Historically the most important of the early Jewish law codes is the Mishnah. Tradition ascribes the editing of this massive Hebrew work, probably correctly, to Rabbi Judah the Prince, around 200 CE (ANTH B.3, 6; text: Albeck (1952–8 ); tr.: Danby (1933 ); introduction: Stemberger (1996: 108–48)). It contains a digest of the debates and discussions on the law which took place within the rabbinic and Pharisaic schools over the previous 150 years. Though it is fuller and more systematic than the Torah, it is not, in fact, a code of decided law. On many issues it gives a range of opinions from competent authorities, together with the arguments deployed to support them. It was cast in this form because it was intended not simply as a cut-and-dried code to be applied in court, but as a manual for training lawyers to think jurisprudentially. The Mishnah became the basic text for study within the rabbinic schools after 200, in Babylonia as well as in Palestine, and two great Aramaic commentaries on it were created—the Jerusalem Talmud (edited c.400 CE) and the Babylonian Talmud (edited c.500 CE). (The standard edns. of the Jerusalem Talmud (often reprinted) are Krotoshin (1866) and Romm (1922); tr. Neusner (1982–94 ); the standard edn. of the Babylonian Talmud (often reprinted) is Romm (1880–6); tr. Epstein (1935–52 ); introduction: Stemberger (1996: 164–224).)

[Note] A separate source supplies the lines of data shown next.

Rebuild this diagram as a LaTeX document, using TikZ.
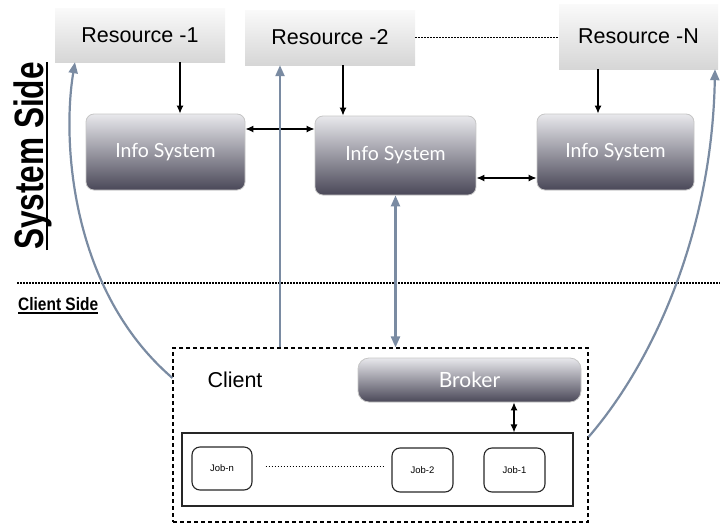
\documentclass[tikz,border=0pt]{standalone}
\usepackage{fontspec}
\setmainfont{Liberation Sans}
\newfontfamily\gill{Lato}
\usetikzlibrary{arrows.meta,shadings}
\definecolor{bluegray}{HTML}{7A8BA2}
\definecolor{istop}{HTML}{E8E8EC}
\definecolor{isbot}{HTML}{4A4858}
\tikzset{
  resbox/.style={draw=none,top color=gray!4,bottom color=gray!32,minimum width=#1,inner sep=0pt,
     font=\fontsize{21.5}{23}\selectfont},
  infobox/.style={draw=gray!45,line width=0.8pt,rounded corners=8pt,top color=istop,bottom color=isbot,
     text=white,font=\gill\fontsize{19.5}{21}\selectfont,inner sep=0pt},
  jobbox/.style={draw=black!85,line width=1.1pt,rounded corners=8pt,minimum width=60pt,minimum height=43pt,
     font=\fontsize{9.5}{11}\selectfont,inner sep=0pt},
  blk/.style={-{Latex[length=8pt,width=7pt]},line width=1.3pt},
  dblk/.style={{Latex[length=8pt,width=7pt]}-{Latex[length=8pt,width=7pt]},line width=1.3pt},
  bga/.style={-{Triangle[length=11pt,width=9pt]},line width=2.2pt,draw=bluegray,color=bluegray},
  dbga/.style={{Triangle[length=11pt,width=9pt]}-{Triangle[length=11pt,width=9pt]},line width=2.2pt,draw=bluegray,color=bluegray},
  dots/.style={line width=1.8pt,dash pattern=on 1.6pt off 1.4pt}
}
\begin{document}
\begin{tikzpicture}[x=1pt,y=-1pt]
\useasboundingbox (0,0) rectangle (720,525);
% resources
\node[resbox=170pt,minimum height=54pt] (res1) at (140,35) {Resource -1};
\node[resbox=170pt,minimum height=55pt] (res2) at (330,37.5) {Resource -2};
\node[resbox=159pt,minimum height=65pt] (resN) at (638.5,36.5) {Resource -N};
\draw[dots] (res2.east) -- (res2.east -| resN.west);
% info systems
\node[infobox,minimum width=159pt,minimum height=76pt] (is1) at (165.5,152) {Info System};
\node[infobox,minimum width=161pt,minimum height=79pt] (is2) at (395.5,155.5) {Info System};
\node[infobox,minimum width=157pt,minimum height=76pt] (is3) at (615.5,152) {Info System};
\draw[blk] ([xshift=40]res1.south) -- ([xshift=40]res1.south |- is1.north);
\draw[blk] ([xshift=13]res2.south) -- ([xshift=13]res2.south |- is2.north);
\draw[blk] ([xshift=-40.5]resN.south) -- ([xshift=-40.5]resN.south |- is3.north);
\draw[dblk] ([yshift=23]is1.east) -- ([yshift=23]is1.east -| is2.west);
\draw[dblk] ([yshift=-22.5]is2.east) -- ([yshift=-22.5]is2.east -| is3.west);
% side labels
\node[rotate=90,anchor=base,inner sep=0pt,font=\bfseries\fontsize{41}{41}\selectfont] (sys) at (43,156) {\scalebox{0.77}[1]{System Side}};
\draw[line width=1.6pt] (47,250) -- (47,62);
\draw[dots] (17,283) -- (720,283);
\node[anchor=base west,inner sep=0pt,font=\bfseries\fontsize{18}{18}\selectfont] (cls) at (18,310) {\scalebox{0.86}[1]{Client Side}};
\draw[line width=1.1pt] (18,313) -- (98,313);
% client
\node[draw,line width=1.1pt,dash pattern=on 4pt off 3pt,minimum width=415pt,minimum height=174pt,inner sep=0pt] (client) at (380.5,435) {};
\node[font=\fontsize{21.5}{23}\selectfont,inner sep=0pt] (clt) at (235,380) {Client};
\node[infobox,rounded corners=11pt,minimum width=223pt,minimum height=44pt,font=\gill\fontsize{21}{23}\selectfont] (broker) at (469.5,380) {Broker};
\node[draw=black!85,line width=1.1pt,minimum width=391pt,minimum height=73pt,inner sep=0pt] (jobs) at (377.5,469.5) {};
\node[jobbox] (jobn) at (222,468.5) {Job-n};
\node[jobbox,minimum width=61pt,minimum height=44pt] (job2) at (422.5,470) {Job-2};
\node[jobbox,minimum width=61pt,minimum height=44pt] (job1) at (514.5,470) {Job-1};
\draw[dots] ([xshift=13,yshift=2]jobn.east) -- ([xshift=-7,yshift=2]jobn.east -| job2.west);
\draw[dblk] ([xshift=44.5]broker.south) -- ([xshift=44.5]broker.south |- jobs.north);
\draw[dbga] (is2.south) -- (is2.south |- client.north);
% curved arrows
\draw[bga] ([yshift=57]client.west) .. controls (70,290) and (62,140) .. ([xshift=-65]res1.south);
\draw[bga] ([xshift=-100.5]client.north) -- ([xshift=-100.5]client.north |- res2.south);
\draw[bga] ([yshift=-2]client.east) .. controls (655,360) and (712,230) .. ([xshift=76.5]resN.south);
\end{tikzpicture}
\end{document}
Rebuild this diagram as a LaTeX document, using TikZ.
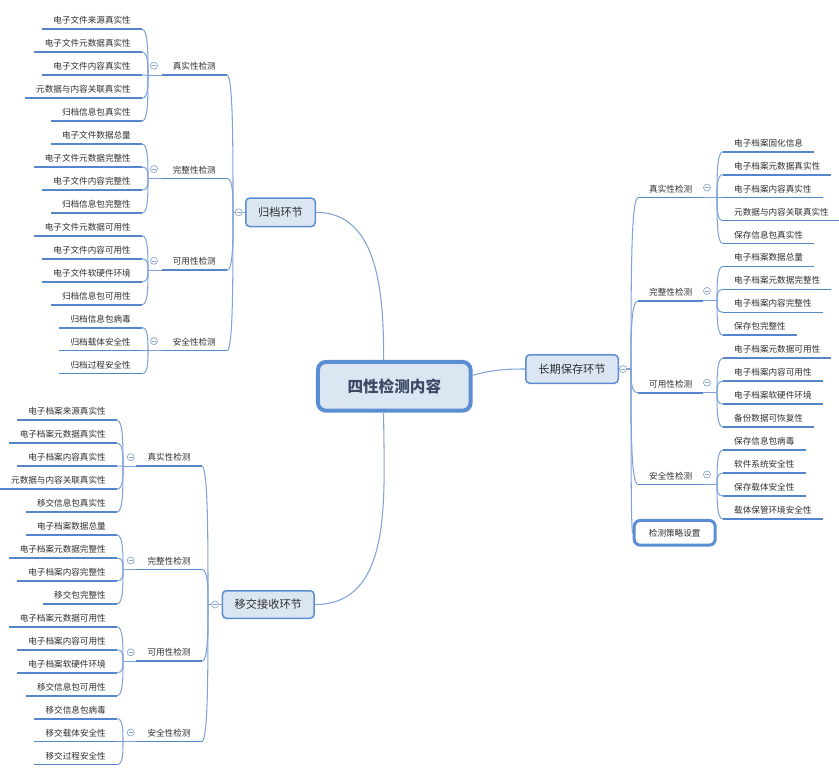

The Torah of Moses was applied with greater or lesser rigour in the Jewish courts, and thereby was clarified, modified, and extended. But it was much more than a system of practical law, and was an object of interest to more than the judges and professional lawyers. It was the constitution of Israel and the central religious authority in Judaism. All sects and parties in Judaism cited its support, and claimed to have exclusive insight into its meaning. The Torah formed the battleground in inter-sectarian debates. This function is well illustrated by the so-called Halakic Letter (4QMMT) from Qumran. (Text: Qimron and Strugnell (1994); García Martínez and Tigchelaar (1997: ii. 790–805); tr.: Vermes (1997: 220–8); see further Kampen and Bernstein (1996 ).) Several copies of this intriguing Hebrew document, all dating from the late Hasmonean or Herodian periods, have been identified among the Dead Sea scrolls. Even when all the extant copies are pieced together, the document still remains fragmentary and enigmatic, and, crucially, its opening is missing. However, it has been plausibly suggested that it is the remnants of a letter which was sent by the Teacher of Righteousness, the founder of the Dead Sea sect, to the high priest in Jerusalem, urging him to accept the Essene interpretation of certain moot points of law, rather than the interpretation of the Pharisees (ANTH B.7). The Halakic Letter clearly shows that what was at stake in these inter-sectarian disputes was not simply the truth but political power. Whichever party or sect persuaded the powers that be to adopt its view of the meaning of Torah in effect became part of the government, and could claim to be the real rulers of the state.